* Records shown *
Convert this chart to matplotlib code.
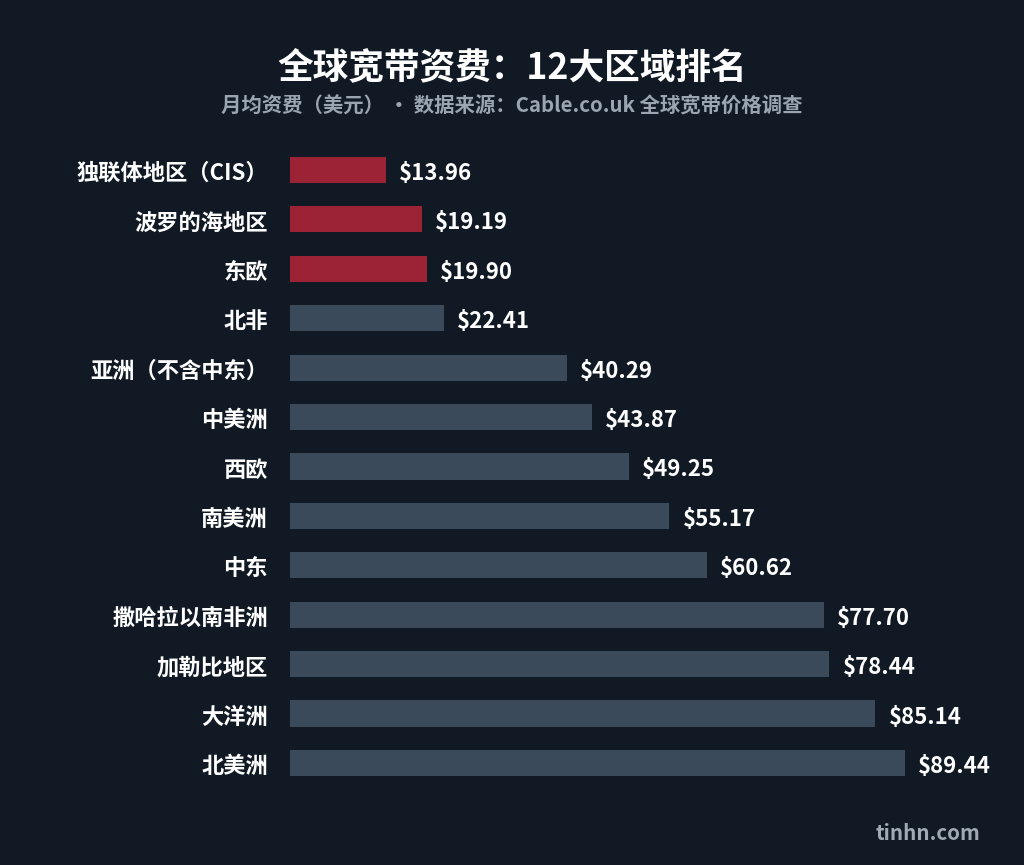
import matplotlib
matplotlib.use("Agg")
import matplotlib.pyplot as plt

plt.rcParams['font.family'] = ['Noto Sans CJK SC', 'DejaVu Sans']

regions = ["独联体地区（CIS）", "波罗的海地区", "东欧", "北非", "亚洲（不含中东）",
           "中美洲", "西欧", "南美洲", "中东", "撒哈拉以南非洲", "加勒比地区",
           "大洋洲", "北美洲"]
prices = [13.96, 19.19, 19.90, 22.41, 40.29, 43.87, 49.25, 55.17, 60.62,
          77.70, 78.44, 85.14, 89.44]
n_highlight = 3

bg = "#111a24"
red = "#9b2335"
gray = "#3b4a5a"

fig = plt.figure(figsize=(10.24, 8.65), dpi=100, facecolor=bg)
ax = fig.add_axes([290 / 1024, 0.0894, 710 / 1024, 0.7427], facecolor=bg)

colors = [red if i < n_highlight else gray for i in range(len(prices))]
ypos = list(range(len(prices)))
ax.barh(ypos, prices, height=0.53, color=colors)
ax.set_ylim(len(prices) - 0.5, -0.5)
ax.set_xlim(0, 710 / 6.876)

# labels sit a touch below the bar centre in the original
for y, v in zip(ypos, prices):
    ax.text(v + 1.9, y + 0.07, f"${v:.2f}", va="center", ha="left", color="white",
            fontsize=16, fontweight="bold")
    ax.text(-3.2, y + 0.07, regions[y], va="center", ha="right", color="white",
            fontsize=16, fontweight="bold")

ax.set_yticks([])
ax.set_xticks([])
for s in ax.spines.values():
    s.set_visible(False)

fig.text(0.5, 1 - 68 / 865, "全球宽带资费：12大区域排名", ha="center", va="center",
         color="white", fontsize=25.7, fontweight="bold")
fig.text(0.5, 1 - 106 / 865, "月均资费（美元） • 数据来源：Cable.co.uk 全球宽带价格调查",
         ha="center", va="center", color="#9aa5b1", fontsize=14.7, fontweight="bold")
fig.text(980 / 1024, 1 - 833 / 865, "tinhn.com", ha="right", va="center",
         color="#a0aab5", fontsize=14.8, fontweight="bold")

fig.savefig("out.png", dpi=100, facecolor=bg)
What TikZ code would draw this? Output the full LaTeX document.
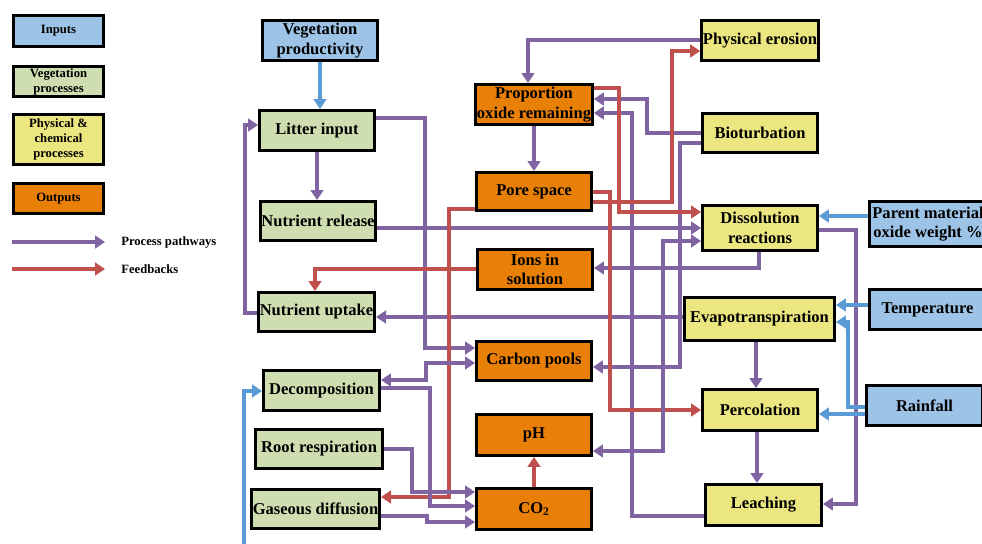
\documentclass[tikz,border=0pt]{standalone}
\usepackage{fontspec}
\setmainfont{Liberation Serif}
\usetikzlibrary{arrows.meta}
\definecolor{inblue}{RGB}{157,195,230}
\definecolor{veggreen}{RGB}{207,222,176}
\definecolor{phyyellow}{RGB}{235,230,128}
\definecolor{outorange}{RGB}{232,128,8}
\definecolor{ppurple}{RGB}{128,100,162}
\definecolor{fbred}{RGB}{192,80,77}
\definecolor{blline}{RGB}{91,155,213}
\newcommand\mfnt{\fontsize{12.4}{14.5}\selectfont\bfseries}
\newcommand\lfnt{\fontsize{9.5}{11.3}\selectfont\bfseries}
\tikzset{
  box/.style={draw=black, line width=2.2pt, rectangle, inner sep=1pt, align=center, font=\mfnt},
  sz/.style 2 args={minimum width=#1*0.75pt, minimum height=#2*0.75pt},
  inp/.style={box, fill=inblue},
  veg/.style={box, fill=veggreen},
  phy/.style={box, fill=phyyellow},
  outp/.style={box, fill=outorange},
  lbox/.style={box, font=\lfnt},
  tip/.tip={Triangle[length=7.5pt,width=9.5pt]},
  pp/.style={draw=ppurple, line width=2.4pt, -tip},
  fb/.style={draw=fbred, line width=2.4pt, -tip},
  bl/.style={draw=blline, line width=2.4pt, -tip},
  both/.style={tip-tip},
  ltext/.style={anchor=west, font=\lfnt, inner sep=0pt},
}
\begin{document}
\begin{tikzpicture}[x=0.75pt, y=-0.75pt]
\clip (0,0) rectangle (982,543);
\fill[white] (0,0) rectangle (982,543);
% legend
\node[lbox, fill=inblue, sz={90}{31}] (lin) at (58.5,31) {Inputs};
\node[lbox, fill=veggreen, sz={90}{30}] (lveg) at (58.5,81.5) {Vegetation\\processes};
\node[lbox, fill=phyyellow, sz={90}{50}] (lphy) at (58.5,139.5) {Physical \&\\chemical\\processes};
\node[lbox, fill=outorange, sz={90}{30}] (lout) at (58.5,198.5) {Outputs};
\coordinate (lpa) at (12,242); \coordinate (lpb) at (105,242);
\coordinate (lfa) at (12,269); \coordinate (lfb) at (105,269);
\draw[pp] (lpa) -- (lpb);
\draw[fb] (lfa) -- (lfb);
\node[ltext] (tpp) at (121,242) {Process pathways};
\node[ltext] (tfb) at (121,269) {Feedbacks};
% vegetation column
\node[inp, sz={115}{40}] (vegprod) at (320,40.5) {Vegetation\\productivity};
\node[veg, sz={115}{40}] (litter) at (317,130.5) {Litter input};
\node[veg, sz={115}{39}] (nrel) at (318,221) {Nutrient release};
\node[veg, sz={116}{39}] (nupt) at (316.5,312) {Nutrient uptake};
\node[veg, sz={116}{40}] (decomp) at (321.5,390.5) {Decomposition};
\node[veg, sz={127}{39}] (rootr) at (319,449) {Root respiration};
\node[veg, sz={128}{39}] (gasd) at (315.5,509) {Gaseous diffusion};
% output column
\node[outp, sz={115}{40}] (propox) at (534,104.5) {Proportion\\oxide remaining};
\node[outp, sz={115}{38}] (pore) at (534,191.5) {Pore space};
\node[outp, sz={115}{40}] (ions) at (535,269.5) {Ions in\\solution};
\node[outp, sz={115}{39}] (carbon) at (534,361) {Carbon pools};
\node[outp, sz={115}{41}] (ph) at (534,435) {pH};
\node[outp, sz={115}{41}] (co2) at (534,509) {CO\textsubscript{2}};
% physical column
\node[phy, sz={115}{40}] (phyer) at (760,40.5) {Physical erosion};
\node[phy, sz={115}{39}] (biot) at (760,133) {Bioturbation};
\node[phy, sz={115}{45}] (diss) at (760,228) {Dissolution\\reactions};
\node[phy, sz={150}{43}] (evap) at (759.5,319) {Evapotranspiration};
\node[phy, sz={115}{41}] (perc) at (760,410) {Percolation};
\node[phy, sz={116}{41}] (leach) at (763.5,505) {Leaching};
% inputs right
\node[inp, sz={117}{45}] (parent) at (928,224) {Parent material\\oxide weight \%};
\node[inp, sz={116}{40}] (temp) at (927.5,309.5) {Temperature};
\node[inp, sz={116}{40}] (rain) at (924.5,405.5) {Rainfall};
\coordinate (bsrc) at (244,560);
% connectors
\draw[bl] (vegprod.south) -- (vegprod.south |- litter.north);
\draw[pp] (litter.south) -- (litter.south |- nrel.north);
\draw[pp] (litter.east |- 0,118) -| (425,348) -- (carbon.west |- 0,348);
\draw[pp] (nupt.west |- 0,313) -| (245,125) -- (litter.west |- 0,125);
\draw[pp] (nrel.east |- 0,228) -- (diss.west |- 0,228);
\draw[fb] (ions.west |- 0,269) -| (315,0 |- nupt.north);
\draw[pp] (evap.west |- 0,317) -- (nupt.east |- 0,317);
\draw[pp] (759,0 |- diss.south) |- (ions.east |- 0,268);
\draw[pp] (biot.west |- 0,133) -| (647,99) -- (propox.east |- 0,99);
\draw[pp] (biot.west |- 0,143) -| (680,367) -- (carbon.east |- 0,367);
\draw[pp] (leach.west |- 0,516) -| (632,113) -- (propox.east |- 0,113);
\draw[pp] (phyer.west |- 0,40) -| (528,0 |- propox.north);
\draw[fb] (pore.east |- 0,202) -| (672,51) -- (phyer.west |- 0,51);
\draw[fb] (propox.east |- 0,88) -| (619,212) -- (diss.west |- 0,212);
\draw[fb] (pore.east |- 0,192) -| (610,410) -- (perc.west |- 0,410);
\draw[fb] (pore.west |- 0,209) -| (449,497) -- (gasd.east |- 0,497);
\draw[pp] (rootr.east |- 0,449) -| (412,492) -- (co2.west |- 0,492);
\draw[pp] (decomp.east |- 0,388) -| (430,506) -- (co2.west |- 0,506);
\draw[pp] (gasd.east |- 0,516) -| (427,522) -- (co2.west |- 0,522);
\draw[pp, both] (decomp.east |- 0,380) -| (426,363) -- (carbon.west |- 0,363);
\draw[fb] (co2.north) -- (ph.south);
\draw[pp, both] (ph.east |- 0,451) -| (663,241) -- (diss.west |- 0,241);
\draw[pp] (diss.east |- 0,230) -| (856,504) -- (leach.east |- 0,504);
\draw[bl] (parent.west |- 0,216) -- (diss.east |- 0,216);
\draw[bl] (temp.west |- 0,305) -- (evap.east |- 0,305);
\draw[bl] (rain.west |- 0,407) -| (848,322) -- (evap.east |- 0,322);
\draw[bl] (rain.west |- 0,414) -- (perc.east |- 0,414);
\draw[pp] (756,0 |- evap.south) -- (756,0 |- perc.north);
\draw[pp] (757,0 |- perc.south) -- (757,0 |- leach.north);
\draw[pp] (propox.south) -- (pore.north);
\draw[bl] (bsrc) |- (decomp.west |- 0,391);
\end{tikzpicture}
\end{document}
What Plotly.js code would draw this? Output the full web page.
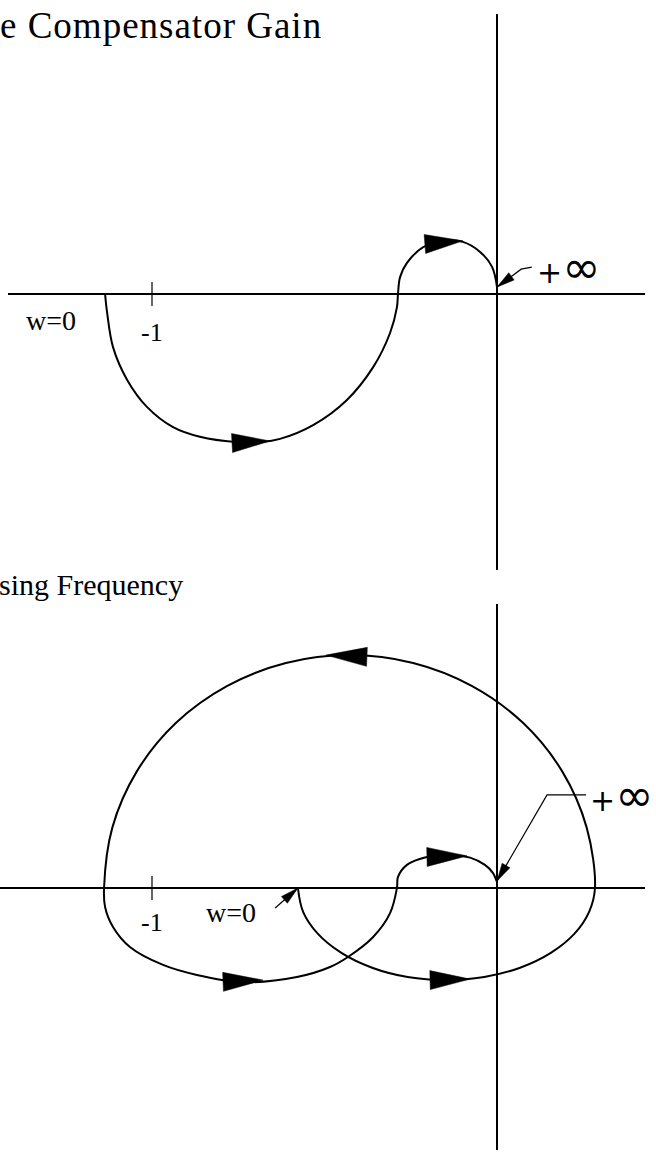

* What the exercise asks *
Every line from the top of the entries through the line that holds "plt.rcParams['font.family'] = ['Noto" is to be quoted exactly, please, and nothing else; omit the pictures.

* Expected answer *
Convert this chart to matplotlib code.
import matplotlib
matplotlib.use("Agg")
import matplotlib.pyplot as plt

plt.rcParams['font.family'] = ['Noto Sans CJK SC', 'DejaVu Sans']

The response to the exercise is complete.